* **Written task**
Pictures within the data are to be left out; everything else must be reproduced exactly.

* **Dataset content**
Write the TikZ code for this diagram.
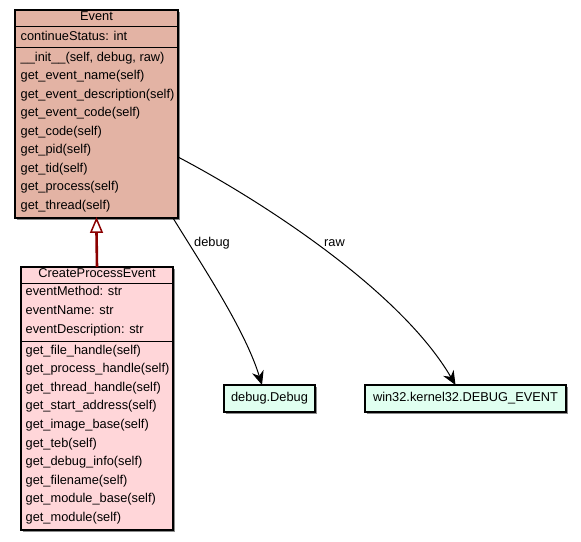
\documentclass[tikz,border=0pt]{standalone}
\usepackage{fontspec}
\setmainfont{Liberation Sans}
\usetikzlibrary{arrows.meta}
\definecolor{evfill}{RGB}{227,179,164}
\definecolor{cpfill}{RGB}{255,214,217}
\definecolor{mint}{RGB}{224,255,240}
\definecolor{inh}{RGB}{139,0,0}
\begin{document}
\begin{tikzpicture}[x=1pt,y=-1pt,
  every node/.style={font=\fontsize{12.8}{15}\selectfont},
  cls/.style={draw=black,line width=1.2pt,inner sep=0pt,outer sep=0pt},
  shadowbox/.style={draw=black!45,line width=0.8pt},
  member/.style={anchor=west,inner sep=0pt,text height=9pt,text depth=3pt},
  ctitle/.style={anchor=center,inner sep=0pt,text height=9pt,text depth=3pt},
  sep/.style={draw=black,line width=1pt},
  septhick/.style={draw=black,line width=1.6pt},
  assoc/.style={draw=black,line width=1pt,-{Stealth[length=14pt,width=12pt,inset=4.5pt,fill=black]}},
  lbl/.style={inner sep=0pt,text height=9pt,text depth=3pt}
]
\useasboundingbox (0,0) rectangle (581,541);
% shadows
\draw[shadowbox] (16.5,219.5) -- (179.5,219.5) -- (179.5,11.5);
\draw[shadowbox] (22.5,531.5) -- (174.5,531.5) -- (174.5,268.5);
\draw[shadowbox] (225.5,413.5) -- (316.5,413.5) -- (316.5,386.5);
\draw[shadowbox] (366.5,413.5) -- (567.5,413.5) -- (567.5,386.5);
% Event
\node[cls,fill=evfill,minimum width=163pt,minimum height=208pt] (ev) at (96.5,114) {};
\draw[sep] (ev.west |- 0,26.5) -- (ev.east |- 0,26.5);
\draw[septhick] (ev.west |- 0,47.5) -- (ev.east |- 0,47.5);
\node[ctitle] (evt) at (96.5,17.8) {Event};
\node[member] (ev1) at (20.5,37.5) {continueStatus: int};
\node[member] (ev2) at (20.5,58) {\_\_init\_\_(self, debug, raw)};
\node[member] (ev3) at (20.5,76.5) {get\_event\_name(self)};
\node[member] (ev4) at (20.5,95) {get\_event\_description(self)};
\node[member] (ev5) at (20.5,113.5) {get\_event\_code(self)};
\node[member] (ev6) at (20.5,132) {get\_code(self)};
\node[member] (ev7) at (20.5,150.5) {get\_pid(self)};
\node[member] (ev8) at (20.5,169) {get\_tid(self)};
\node[member] (ev9) at (20.5,187.5) {get\_process(self)};
\node[member] (ev10) at (20.5,206) {get\_thread(self)};
% CreateProcessEvent
\node[cls,fill=cpfill,minimum width=152pt,minimum height=263pt] (cp) at (97,398.5) {};
\draw[sep] (cp.west |- 0,283) -- (cp.east |- 0,283);
\draw[sep] (cp.west |- 0,341) -- (cp.east |- 0,341);
\node[ctitle] (cpt) at (97,274.8) {CreateProcessEvent};
\node[member] (cp1) at (25.5,292) {eventMethod: str};
\node[member] (cp2) at (25.5,311) {eventName: str};
\node[member] (cp3) at (25.5,330) {eventDescription: str};
\node[member] (cp4) at (25.5,351) {get\_file\_handle(self)};
\node[member] (cp5) at (25.5,369.6) {get\_process\_handle(self)};
\node[member] (cp6) at (25.5,388.2) {get\_thread\_handle(self)};
\node[member] (cp7) at (25.5,406.8) {get\_start\_address(self)};
\node[member] (cp8) at (25.5,425.4) {get\_image\_base(self)};
\node[member] (cp9) at (25.5,444) {get\_teb(self)};
\node[member] (cp10) at (25.5,462.6) {get\_debug\_info(self)};
\node[member] (cp11) at (25.5,481.2) {get\_filename(self)};
\node[member] (cp12) at (25.5,499.8) {get\_module\_base(self)};
\node[member] (cp13) at (25.5,518.4) {get\_module(self)};
% external
\node[cls,fill=mint,minimum width=91pt,minimum height=27pt] (dbg) at (269.5,398.5) {debug.Debug};
\node[cls,fill=mint,minimum width=201pt,minimum height=27pt] (w32) at (465.5,398.5) {win32.kernel32.DEBUG\_EVENT};
% inheritance
\draw[inh,line width=2.6pt] (cp.north) -- ([yshift=-14pt]ev.south);
\draw[inh,line width=1.5pt,fill=white,line join=miter] ([yshift=-1pt]ev.south) -- ([xshift=-5.5pt,yshift=-14pt]ev.south) -- ([xshift=5.5pt,yshift=-14pt]ev.south) -- cycle;
% associations
\draw[assoc] ([xshift=-5pt]ev.south east) .. controls (205,270) and (245,330) .. ([xshift=-7.5pt]dbg.north);
\draw[assoc] ([yshift=-43pt]ev.east) .. controls (260,200) and (400,290) .. ([xshift=-10pt]w32.north);
\node[lbl] (l1) at (212,243) {debug};
\node[lbl] (l2) at (334.5,243) {raw};
\end{tikzpicture}
\end{document}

* **Exercise answer**
Write the TikZ code for this diagram.
\documentclass[tikz,border=0pt]{standalone}
\usepackage{fontspec}
\setmainfont{Liberation Sans}
\usetikzlibrary{arrows.meta}
\definecolor{evfill}{RGB}{227,179,164}
\definecolor{cpfill}{RGB}{255,214,217}
\definecolor{mint}{RGB}{224,255,240}
\definecolor{inh}{RGB}{139,0,0}
\begin{document}
\begin{tikzpicture}[x=1pt,y=-1pt,
  every node/.style={font=\fontsize{12.8}{15}\selectfont},
  cls/.style={draw=black,line width=1.2pt,inner sep=0pt,outer sep=0pt},
  shadowbox/.style={draw=black!45,line width=0.8pt},
  member/.style={anchor=west,inner sep=0pt,text height=9pt,text depth=3pt},
  ctitle/.style={anchor=center,inner sep=0pt,text height=9pt,text depth=3pt},
  sep/.style={draw=black,line width=1pt},
  septhick/.style={draw=black,line width=1.6pt},
  assoc/.style={draw=black,line width=1pt,-{Stealth[length=14pt,width=12pt,inset=4.5pt,fill=black]}},
  lbl/.style={inner sep=0pt,text height=9pt,text depth=3pt}
]
\useasboundingbox (0,0) rectangle (581,541);
% shadows
\draw[shadowbox] (16.5,219.5) -- (179.5,219.5) -- (179.5,11.5);
\draw[shadowbox] (22.5,531.5) -- (174.5,531.5) -- (174.5,268.5);
\draw[shadowbox] (225.5,413.5) -- (316.5,413.5) -- (316.5,386.5);
\draw[shadowbox] (366.5,413.5) -- (567.5,413.5) -- (567.5,386.5);
% Event
\node[cls,fill=evfill,minimum width=163pt,minimum height=208pt] (ev) at (96.5,114) {};
\draw[sep] (ev.west |- 0,26.5) -- (ev.east |- 0,26.5);
\draw[septhick] (ev.west |- 0,47.5) -- (ev.east |- 0,47.5);
\node[ctitle] (evt) at (96.5,17.8) {Event};
\node[member] (ev1) at (20.5,37.5) {continueStatus: int};
\node[member] (ev2) at (20.5,58) {\_\_init\_\_(self, debug, raw)};
\node[member] (ev3) at (20.5,76.5) {get\_event\_name(self)};
\node[member] (ev4) at (20.5,95) {get\_event\_description(self)};
\node[member] (ev5) at (20.5,113.5) {get\_event\_code(self)};
\node[member] (ev6) at (20.5,132) {get\_code(self)};
\node[member] (ev7) at (20.5,150.5) {get\_pid(self)};
\node[member] (ev8) at (20.5,169) {get\_tid(self)};
\node[member] (ev9) at (20.5,187.5) {get\_process(self)};
\node[member] (ev10) at (20.5,206) {get\_thread(self)};
% CreateProcessEvent
\node[cls,fill=cpfill,minimum width=152pt,minimum height=263pt] (cp) at (97,398.5) {};
\draw[sep] (cp.west |- 0,283) -- (cp.east |- 0,283);
\draw[sep] (cp.west |- 0,341) -- (cp.east |- 0,341);
\node[ctitle] (cpt) at (97,274.8) {CreateProcessEvent};
\node[member] (cp1) at (25.5,292) {eventMethod: str};
\node[member] (cp2) at (25.5,311) {eventName: str};
\node[member] (cp3) at (25.5,330) {eventDescription: str};
\node[member] (cp4) at (25.5,351) {get\_file\_handle(self)};
\node[member] (cp5) at (25.5,369.6) {get\_process\_handle(self)};
\node[member] (cp6) at (25.5,388.2) {get\_thread\_handle(self)};
\node[member] (cp7) at (25.5,406.8) {get\_start\_address(self)};
\node[member] (cp8) at (25.5,425.4) {get\_image\_base(self)};
\node[member] (cp9) at (25.5,444) {get\_teb(self)};
\node[member] (cp10) at (25.5,462.6) {get\_debug\_info(self)};
\node[member] (cp11) at (25.5,481.2) {get\_filename(self)};
\node[member] (cp12) at (25.5,499.8) {get\_module\_base(self)};
\node[member] (cp13) at (25.5,518.4) {get\_module(self)};
% external
\node[cls,fill=mint,minimum width=91pt,minimum height=27pt] (dbg) at (269.5,398.5) {debug.Debug};
\node[cls,fill=mint,minimum width=201pt,minimum height=27pt] (w32) at (465.5,398.5) {win32.kernel32.DEBUG\_EVENT};
% inheritance
\draw[inh,line width=2.6pt] (cp.north) -- ([yshift=-14pt]ev.south);
\draw[inh,line width=1.5pt,fill=white,line join=miter] ([yshift=-1pt]ev.south) -- ([xshift=-5.5pt,yshift=-14pt]ev.south) -- ([xshift=5.5pt,yshift=-14pt]ev.south) -- cycle;
% associations
\draw[assoc] ([xshift=-5pt]ev.south east) .. controls (205,270) and (245,330) .. ([xshift=-7.5pt]dbg.north);
\draw[assoc] ([yshift=-43pt]ev.east) .. controls (260,200) and (400,290) .. ([xshift=-10pt]w32.north);
\node[lbl] (l1) at (212,243) {debug};
\node[lbl] (l2) at (334.5,243) {raw};
\end{tikzpicture}
\end{document}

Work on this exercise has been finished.